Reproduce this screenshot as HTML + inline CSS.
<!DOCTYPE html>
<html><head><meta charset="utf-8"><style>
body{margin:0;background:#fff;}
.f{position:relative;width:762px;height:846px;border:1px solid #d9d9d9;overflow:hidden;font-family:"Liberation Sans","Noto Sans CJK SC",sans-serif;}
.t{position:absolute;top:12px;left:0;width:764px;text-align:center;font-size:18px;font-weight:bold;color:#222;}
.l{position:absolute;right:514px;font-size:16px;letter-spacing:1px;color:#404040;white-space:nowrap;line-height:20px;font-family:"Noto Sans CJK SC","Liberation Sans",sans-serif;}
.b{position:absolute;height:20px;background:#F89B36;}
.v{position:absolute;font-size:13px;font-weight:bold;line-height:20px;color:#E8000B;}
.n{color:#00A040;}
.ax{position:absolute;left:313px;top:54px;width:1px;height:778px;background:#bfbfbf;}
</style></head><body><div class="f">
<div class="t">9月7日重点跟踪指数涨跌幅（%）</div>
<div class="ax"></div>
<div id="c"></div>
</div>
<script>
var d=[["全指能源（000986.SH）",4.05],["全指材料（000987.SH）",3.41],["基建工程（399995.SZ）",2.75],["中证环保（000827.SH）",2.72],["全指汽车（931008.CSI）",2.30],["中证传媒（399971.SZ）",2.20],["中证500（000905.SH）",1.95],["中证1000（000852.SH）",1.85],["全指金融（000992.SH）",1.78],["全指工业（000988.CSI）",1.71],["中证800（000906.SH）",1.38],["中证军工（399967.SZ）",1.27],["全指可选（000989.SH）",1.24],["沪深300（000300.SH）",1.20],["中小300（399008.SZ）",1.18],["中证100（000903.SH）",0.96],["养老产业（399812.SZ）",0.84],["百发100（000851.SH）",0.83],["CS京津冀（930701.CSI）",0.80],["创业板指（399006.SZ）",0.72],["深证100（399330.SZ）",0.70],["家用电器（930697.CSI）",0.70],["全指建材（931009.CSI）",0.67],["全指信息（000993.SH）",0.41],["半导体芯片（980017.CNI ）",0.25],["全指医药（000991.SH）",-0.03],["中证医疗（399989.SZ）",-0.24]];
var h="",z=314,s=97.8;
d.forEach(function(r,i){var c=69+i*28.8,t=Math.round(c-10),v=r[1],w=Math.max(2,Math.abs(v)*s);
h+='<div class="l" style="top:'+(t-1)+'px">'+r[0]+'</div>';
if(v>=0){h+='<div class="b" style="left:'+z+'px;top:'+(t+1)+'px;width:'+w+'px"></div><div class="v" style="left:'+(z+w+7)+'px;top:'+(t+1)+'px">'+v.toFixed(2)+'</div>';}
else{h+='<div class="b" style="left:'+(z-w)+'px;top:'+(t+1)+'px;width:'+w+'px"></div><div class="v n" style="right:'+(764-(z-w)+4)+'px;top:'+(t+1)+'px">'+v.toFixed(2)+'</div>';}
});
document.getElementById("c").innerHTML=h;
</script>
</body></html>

────────

Given request —
Go through the listing and print each line exactly as it appears.

Exercise solution —
Reproduce this screenshot as HTML + inline CSS.
<!DOCTYPE html>
<html><head><meta charset="utf-8"><style>
body{margin:0;background:#fff;}
.f{position:relative;width:762px;height:846px;border:1px solid #d9d9d9;overflow:hidden;font-family:"Liberation Sans","Noto Sans CJK SC",sans-serif;}
.t{position:absolute;top:12px;left:0;width:764px;text-align:center;font-size:18px;font-weight:bold;color:#222;}
.l{position:absolute;right:514px;font-size:16px;letter-spacing:1px;color:#404040;white-space:nowrap;line-height:20px;font-family:"Noto Sans CJK SC","Liberation Sans",sans-serif;}
.b{position:absolute;height:20px;background:#F89B36;}
.v{position:absolute;font-size:13px;font-weight:bold;line-height:20px;color:#E8000B;}
.n{color:#00A040;}
.ax{position:absolute;left:313px;top:54px;width:1px;height:778px;background:#bfbfbf;}
</style></head><body><div class="f">
<div class="t">9月7日重点跟踪指数涨跌幅（%）</div>
<div class="ax"></div>
<div id="c"></div>
</div>
<script>
var d=[["全指能源（000986.SH）",4.05],["全指材料（000987.SH）",3.41],["基建工程（399995.SZ）",2.75],["中证环保（000827.SH）",2.72],["全指汽车（931008.CSI）",2.30],["中证传媒（399971.SZ）",2.20],["中证500（000905.SH）",1.95],["中证1000（000852.SH）",1.85],["全指金融（000992.SH）",1.78],["全指工业（000988.CSI）",1.71],["中证800（000906.SH）",1.38],["中证军工（399967.SZ）",1.27],["全指可选（000989.SH）",1.24],["沪深300（000300.SH）",1.20],["中小300（399008.SZ）",1.18],["中证100（000903.SH）",0.96],["养老产业（399812.SZ）",0.84],["百发100（000851.SH）",0.83],["CS京津冀（930701.CSI）",0.80],["创业板指（399006.SZ）",0.72],["深证100（399330.SZ）",0.70],["家用电器（930697.CSI）",0.70],["全指建材（931009.CSI）",0.67],["全指信息（000993.SH）",0.41],["半导体芯片（980017.CNI ）",0.25],["全指医药（000991.SH）",-0.03],["中证医疗（399989.SZ）",-0.24]];
var h="",z=314,s=97.8;
d.forEach(function(r,i){var c=69+i*28.8,t=Math.round(c-10),v=r[1],w=Math.max(2,Math.abs(v)*s);
h+='<div class="l" style="top:'+(t-1)+'px">'+r[0]+'</div>';
if(v>=0){h+='<div class="b" style="left:'+z+'px;top:'+(t+1)+'px;width:'+w+'px"></div><div class="v" style="left:'+(z+w+7)+'px;top:'+(t+1)+'px">'+v.toFixed(2)+'</div>';}
else{h+='<div class="b" style="left:'+(z-w)+'px;top:'+(t+1)+'px;width:'+w+'px"></div><div class="v n" style="right:'+(764-(z-w)+4)+'px;top:'+(t+1)+'px">'+v.toFixed(2)+'</div>';}
});
document.getElementById("c").innerHTML=h;
</script>
</body></html>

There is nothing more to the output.